TASK DETAILS
Go from the first line to the line with "const sfpEMVs = [30.43, 0, 21.74, 21.74, 4.35, 0, 0, 21.74];" and return those lines verbatim, ends included.

DATASET EXTRACT
========

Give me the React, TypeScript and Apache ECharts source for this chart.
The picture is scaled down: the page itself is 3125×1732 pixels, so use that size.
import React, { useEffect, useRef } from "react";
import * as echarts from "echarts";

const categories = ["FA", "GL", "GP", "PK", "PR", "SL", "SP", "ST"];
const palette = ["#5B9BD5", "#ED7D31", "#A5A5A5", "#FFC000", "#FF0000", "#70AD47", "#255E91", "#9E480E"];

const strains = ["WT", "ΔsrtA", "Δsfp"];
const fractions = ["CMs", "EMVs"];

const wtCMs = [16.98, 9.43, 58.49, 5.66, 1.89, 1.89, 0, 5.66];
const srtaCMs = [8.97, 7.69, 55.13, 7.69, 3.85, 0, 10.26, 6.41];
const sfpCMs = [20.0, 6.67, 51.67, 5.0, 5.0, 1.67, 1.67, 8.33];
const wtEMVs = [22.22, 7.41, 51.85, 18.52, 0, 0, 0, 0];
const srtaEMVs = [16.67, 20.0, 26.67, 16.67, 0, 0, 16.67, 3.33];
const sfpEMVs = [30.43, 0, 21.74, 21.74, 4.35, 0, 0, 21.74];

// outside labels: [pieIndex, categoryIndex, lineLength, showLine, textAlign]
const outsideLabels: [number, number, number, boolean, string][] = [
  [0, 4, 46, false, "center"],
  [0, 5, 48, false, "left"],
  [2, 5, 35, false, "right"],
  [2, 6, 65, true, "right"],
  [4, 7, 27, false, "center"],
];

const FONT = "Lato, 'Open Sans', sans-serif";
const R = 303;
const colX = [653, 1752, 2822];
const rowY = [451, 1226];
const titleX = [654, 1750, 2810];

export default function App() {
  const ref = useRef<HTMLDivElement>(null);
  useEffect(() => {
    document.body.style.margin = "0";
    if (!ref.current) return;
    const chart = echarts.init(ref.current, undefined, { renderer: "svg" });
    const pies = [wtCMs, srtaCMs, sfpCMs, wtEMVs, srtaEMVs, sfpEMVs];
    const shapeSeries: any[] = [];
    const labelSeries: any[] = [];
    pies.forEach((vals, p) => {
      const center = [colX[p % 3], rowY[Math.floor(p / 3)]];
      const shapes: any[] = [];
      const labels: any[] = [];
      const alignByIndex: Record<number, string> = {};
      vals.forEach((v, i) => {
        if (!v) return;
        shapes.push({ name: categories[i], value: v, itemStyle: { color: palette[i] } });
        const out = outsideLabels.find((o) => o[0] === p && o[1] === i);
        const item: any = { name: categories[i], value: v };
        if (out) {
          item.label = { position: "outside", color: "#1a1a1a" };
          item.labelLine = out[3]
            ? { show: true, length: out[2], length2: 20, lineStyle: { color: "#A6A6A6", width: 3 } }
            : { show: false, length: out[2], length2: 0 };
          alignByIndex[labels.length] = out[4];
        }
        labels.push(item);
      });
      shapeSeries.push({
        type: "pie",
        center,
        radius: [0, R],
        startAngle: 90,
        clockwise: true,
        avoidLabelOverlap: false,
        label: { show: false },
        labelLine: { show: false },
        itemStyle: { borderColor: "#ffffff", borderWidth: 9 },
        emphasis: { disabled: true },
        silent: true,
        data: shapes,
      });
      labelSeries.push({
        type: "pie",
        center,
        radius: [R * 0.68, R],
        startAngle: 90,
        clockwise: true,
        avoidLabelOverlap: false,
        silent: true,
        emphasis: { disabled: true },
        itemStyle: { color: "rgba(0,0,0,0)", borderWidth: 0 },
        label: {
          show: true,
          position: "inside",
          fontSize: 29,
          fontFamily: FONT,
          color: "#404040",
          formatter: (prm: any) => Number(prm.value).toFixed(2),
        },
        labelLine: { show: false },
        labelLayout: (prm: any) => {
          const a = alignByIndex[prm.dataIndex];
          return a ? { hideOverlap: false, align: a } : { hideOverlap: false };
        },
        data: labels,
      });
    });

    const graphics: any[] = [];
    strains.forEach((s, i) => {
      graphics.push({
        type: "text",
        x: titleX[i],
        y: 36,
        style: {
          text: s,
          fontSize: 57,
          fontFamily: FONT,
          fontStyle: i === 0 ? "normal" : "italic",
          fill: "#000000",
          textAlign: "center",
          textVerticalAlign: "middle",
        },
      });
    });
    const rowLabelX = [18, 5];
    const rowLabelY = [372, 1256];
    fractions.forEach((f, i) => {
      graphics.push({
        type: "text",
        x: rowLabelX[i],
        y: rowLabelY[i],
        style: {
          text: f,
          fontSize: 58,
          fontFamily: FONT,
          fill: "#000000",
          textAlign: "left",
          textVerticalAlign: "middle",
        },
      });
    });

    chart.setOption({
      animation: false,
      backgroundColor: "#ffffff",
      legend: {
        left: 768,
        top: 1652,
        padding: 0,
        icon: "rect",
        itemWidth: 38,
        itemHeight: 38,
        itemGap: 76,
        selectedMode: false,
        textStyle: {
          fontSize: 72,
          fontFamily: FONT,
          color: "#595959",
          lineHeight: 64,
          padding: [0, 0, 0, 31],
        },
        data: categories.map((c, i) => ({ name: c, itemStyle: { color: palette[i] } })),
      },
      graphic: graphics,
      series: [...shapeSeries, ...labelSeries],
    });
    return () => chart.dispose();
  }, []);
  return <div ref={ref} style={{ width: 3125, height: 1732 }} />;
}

========

EXERCISE ANSWER
Give me the React, TypeScript and Apache ECharts source for this chart.
The picture is scaled down: the page itself is 3125×1732 pixels, so use that size.
import React, { useEffect, useRef } from "react";
import * as echarts from "echarts";

const categories = ["FA", "GL", "GP", "PK", "PR", "SL", "SP", "ST"];
const palette = ["#5B9BD5", "#ED7D31", "#A5A5A5", "#FFC000", "#FF0000", "#70AD47", "#255E91", "#9E480E"];

const strains = ["WT", "ΔsrtA", "Δsfp"];
const fractions = ["CMs", "EMVs"];

const wtCMs = [16.98, 9.43, 58.49, 5.66, 1.89, 1.89, 0, 5.66];
const srtaCMs = [8.97, 7.69, 55.13, 7.69, 3.85, 0, 10.26, 6.41];
const sfpCMs = [20.0, 6.67, 51.67, 5.0, 5.0, 1.67, 1.67, 8.33];
const wtEMVs = [22.22, 7.41, 51.85, 18.52, 0, 0, 0, 0];
const srtaEMVs = [16.67, 20.0, 26.67, 16.67, 0, 0, 16.67, 3.33];
const sfpEMVs = [30.43, 0, 21.74, 21.74, 4.35, 0, 0, 21.74];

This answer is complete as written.